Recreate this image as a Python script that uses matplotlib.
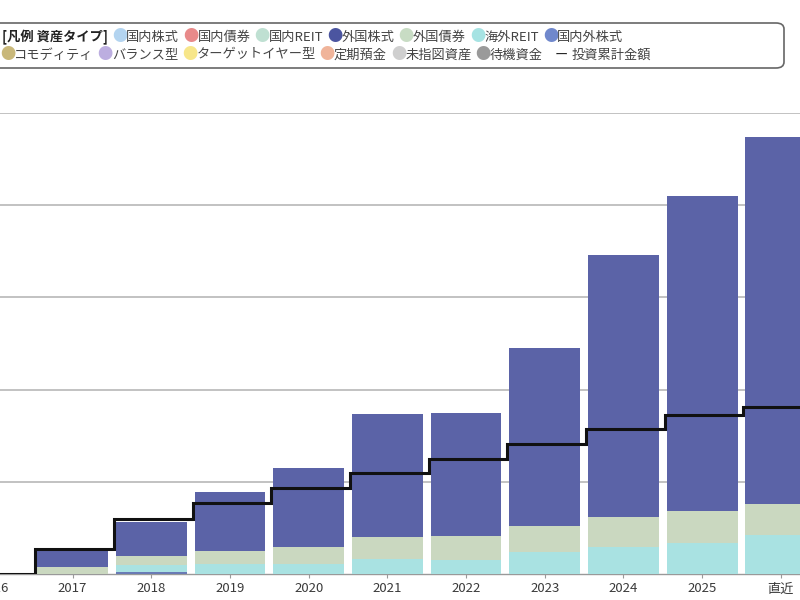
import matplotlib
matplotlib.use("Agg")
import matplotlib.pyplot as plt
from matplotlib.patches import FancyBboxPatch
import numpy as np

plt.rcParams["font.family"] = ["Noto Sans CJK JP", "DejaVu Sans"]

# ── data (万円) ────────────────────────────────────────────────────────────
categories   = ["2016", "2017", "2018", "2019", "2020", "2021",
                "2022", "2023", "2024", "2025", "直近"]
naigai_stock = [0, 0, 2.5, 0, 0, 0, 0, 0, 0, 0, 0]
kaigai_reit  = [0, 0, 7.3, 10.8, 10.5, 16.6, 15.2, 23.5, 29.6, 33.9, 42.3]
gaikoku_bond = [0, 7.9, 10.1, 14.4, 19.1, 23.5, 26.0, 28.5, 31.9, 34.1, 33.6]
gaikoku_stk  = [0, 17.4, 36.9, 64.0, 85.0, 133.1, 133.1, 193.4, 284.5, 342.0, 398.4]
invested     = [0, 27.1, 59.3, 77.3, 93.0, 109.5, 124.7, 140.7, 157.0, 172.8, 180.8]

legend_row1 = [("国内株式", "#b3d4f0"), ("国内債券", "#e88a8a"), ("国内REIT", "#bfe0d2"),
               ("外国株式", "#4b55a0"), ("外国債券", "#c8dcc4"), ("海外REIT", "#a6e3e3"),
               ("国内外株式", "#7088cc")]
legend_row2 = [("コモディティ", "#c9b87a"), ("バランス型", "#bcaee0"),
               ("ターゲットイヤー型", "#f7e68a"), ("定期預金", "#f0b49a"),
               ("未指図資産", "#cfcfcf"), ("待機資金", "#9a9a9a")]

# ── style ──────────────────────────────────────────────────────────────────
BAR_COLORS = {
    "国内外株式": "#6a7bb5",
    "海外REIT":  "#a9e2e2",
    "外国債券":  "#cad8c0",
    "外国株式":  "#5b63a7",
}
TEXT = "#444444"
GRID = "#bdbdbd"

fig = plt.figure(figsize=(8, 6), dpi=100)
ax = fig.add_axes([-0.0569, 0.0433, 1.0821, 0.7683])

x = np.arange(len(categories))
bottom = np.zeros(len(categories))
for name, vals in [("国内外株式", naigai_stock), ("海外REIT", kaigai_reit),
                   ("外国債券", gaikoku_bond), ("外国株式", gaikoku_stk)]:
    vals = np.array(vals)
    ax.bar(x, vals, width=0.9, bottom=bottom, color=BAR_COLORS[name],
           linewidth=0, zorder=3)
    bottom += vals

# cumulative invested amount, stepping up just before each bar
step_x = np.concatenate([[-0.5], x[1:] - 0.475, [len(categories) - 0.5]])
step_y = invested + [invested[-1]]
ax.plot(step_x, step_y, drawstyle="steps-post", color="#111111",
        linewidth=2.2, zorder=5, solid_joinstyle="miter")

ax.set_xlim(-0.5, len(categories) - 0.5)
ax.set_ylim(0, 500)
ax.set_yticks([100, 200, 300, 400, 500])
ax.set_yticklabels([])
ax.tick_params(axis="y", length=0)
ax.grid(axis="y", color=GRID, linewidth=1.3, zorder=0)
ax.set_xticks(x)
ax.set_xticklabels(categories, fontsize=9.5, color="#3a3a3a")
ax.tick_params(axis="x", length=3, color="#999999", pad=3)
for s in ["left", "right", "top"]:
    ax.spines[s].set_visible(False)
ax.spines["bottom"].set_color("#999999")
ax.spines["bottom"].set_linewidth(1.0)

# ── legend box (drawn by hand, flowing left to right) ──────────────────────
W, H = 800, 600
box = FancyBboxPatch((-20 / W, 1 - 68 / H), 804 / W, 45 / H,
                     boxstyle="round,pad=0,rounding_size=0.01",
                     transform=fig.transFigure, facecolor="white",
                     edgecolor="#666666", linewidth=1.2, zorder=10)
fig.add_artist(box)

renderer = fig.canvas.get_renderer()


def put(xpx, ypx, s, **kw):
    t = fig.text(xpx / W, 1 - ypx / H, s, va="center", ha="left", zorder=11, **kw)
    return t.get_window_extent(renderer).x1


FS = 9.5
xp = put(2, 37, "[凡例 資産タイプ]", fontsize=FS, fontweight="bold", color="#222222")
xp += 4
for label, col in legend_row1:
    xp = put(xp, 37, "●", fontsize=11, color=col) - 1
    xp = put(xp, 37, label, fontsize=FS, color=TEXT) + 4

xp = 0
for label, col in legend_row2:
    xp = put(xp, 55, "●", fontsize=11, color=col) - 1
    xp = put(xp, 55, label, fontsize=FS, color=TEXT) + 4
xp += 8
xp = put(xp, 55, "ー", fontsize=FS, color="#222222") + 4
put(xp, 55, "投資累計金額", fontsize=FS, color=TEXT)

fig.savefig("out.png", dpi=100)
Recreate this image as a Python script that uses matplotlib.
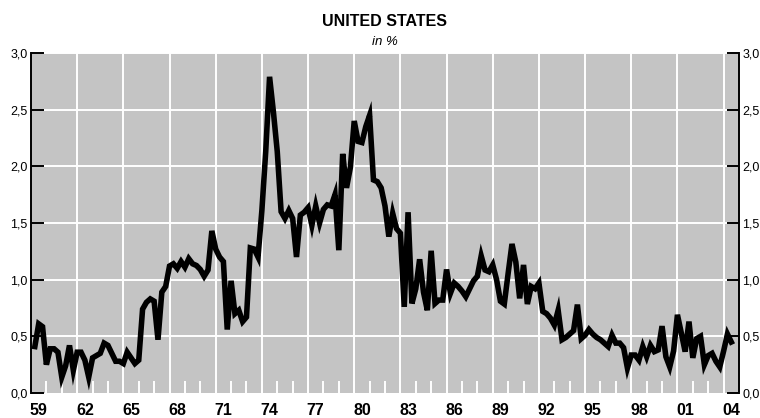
==============================
▶ What the task asks: All of the records above must be copied exactly, except for the pictures.

▶ The output:
Recreate this image as a Python script that uses matplotlib.
import matplotlib
matplotlib.use("Agg")
import matplotlib.pyplot as plt
from matplotlib.patches import FancyBboxPatch
import numpy as np

plt.rcParams["font.family"] = ["Noto Sans CJK JP", "DejaVu Sans"]

# ── data (万円) ────────────────────────────────────────────────────────────
categories   = ["2016", "2017", "2018", "2019", "2020", "2021",
                "2022", "2023", "2024", "2025", "直近"]
naigai_stock = [0, 0, 2.5, 0, 0, 0, 0, 0, 0, 0, 0]
kaigai_reit  = [0, 0, 7.3, 10.8, 10.5, 16.6, 15.2, 23.5, 29.6, 33.9, 42.3]
gaikoku_bond = [0, 7.9, 10.1, 14.4, 19.1, 23.5, 26.0, 28.5, 31.9, 34.1, 33.6]
gaikoku_stk  = [0, 17.4, 36.9, 64.0, 85.0, 133.1, 133.1, 193.4, 284.5, 342.0, 398.4]
invested     = [0, 27.1, 59.3, 77.3, 93.0, 109.5, 124.7, 140.7, 157.0, 172.8, 180.8]

legend_row1 = [("国内株式", "#b3d4f0"), ("国内債券", "#e88a8a"), ("国内REIT", "#bfe0d2"),
               ("外国株式", "#4b55a0"), ("外国債券", "#c8dcc4"), ("海外REIT", "#a6e3e3"),
               ("国内外株式", "#7088cc")]
legend_row2 = [("コモディティ", "#c9b87a"), ("バランス型", "#bcaee0"),
               ("ターゲットイヤー型", "#f7e68a"), ("定期預金", "#f0b49a"),
               ("未指図資産", "#cfcfcf"), ("待機資金", "#9a9a9a")]

# ── style ──────────────────────────────────────────────────────────────────
BAR_COLORS = {
    "国内外株式": "#6a7bb5",
    "海外REIT":  "#a9e2e2",
    "外国債券":  "#cad8c0",
    "外国株式":  "#5b63a7",
}
TEXT = "#444444"
GRID = "#bdbdbd"

fig = plt.figure(figsize=(8, 6), dpi=100)
ax = fig.add_axes([-0.0569, 0.0433, 1.0821, 0.7683])

x = np.arange(len(categories))
bottom = np.zeros(len(categories))
for name, vals in [("国内外株式", naigai_stock), ("海外REIT", kaigai_reit),
                   ("外国債券", gaikoku_bond), ("外国株式", gaikoku_stk)]:
    vals = np.array(vals)
    ax.bar(x, vals, width=0.9, bottom=bottom, color=BAR_COLORS[name],
           linewidth=0, zorder=3)
    bottom += vals

# cumulative invested amount, stepping up just before each bar
step_x = np.concatenate([[-0.5], x[1:] - 0.475, [len(categories) - 0.5]])
step_y = invested + [invested[-1]]
ax.plot(step_x, step_y, drawstyle="steps-post", color="#111111",
        linewidth=2.2, zorder=5, solid_joinstyle="miter")

ax.set_xlim(-0.5, len(categories) - 0.5)
ax.set_ylim(0, 500)
ax.set_yticks([100, 200, 300, 400, 500])
ax.set_yticklabels([])
ax.tick_params(axis="y", length=0)
ax.grid(axis="y", color=GRID, linewidth=1.3, zorder=0)
ax.set_xticks(x)
ax.set_xticklabels(categories, fontsize=9.5, color="#3a3a3a")
ax.tick_params(axis="x", length=3, color="#999999", pad=3)
for s in ["left", "right", "top"]:
    ax.spines[s].set_visible(False)
ax.spines["bottom"].set_color("#999999")
ax.spines["bottom"].set_linewidth(1.0)

# ── legend box (drawn by hand, flowing left to right) ──────────────────────
W, H = 800, 600
box = FancyBboxPatch((-20 / W, 1 - 68 / H), 804 / W, 45 / H,
                     boxstyle="round,pad=0,rounding_size=0.01",
                     transform=fig.transFigure, facecolor="white",
                     edgecolor="#666666", linewidth=1.2, zorder=10)
fig.add_artist(box)

renderer = fig.canvas.get_renderer()


def put(xpx, ypx, s, **kw):
    t = fig.text(xpx / W, 1 - ypx / H, s, va="center", ha="left", zorder=11, **kw)
    return t.get_window_extent(renderer).x1


FS = 9.5
xp = put(2, 37, "[凡例 資産タイプ]", fontsize=FS, fontweight="bold", color="#222222")
xp += 4
for label, col in legend_row1:
    xp = put(xp, 37, "●", fontsize=11, color=col) - 1
    xp = put(xp, 37, label, fontsize=FS, color=TEXT) + 4

xp = 0
for label, col in legend_row2:
    xp = put(xp, 55, "●", fontsize=11, color=col) - 1
    xp = put(xp, 55, label, fontsize=FS, color=TEXT) + 4
xp += 8
xp = put(xp, 55, "ー", fontsize=FS, color="#222222") + 4
put(xp, 55, "投資累計金額", fontsize=FS, color=TEXT)

fig.savefig("out.png", dpi=100)
Recreate this image as a Python script that uses matplotlib.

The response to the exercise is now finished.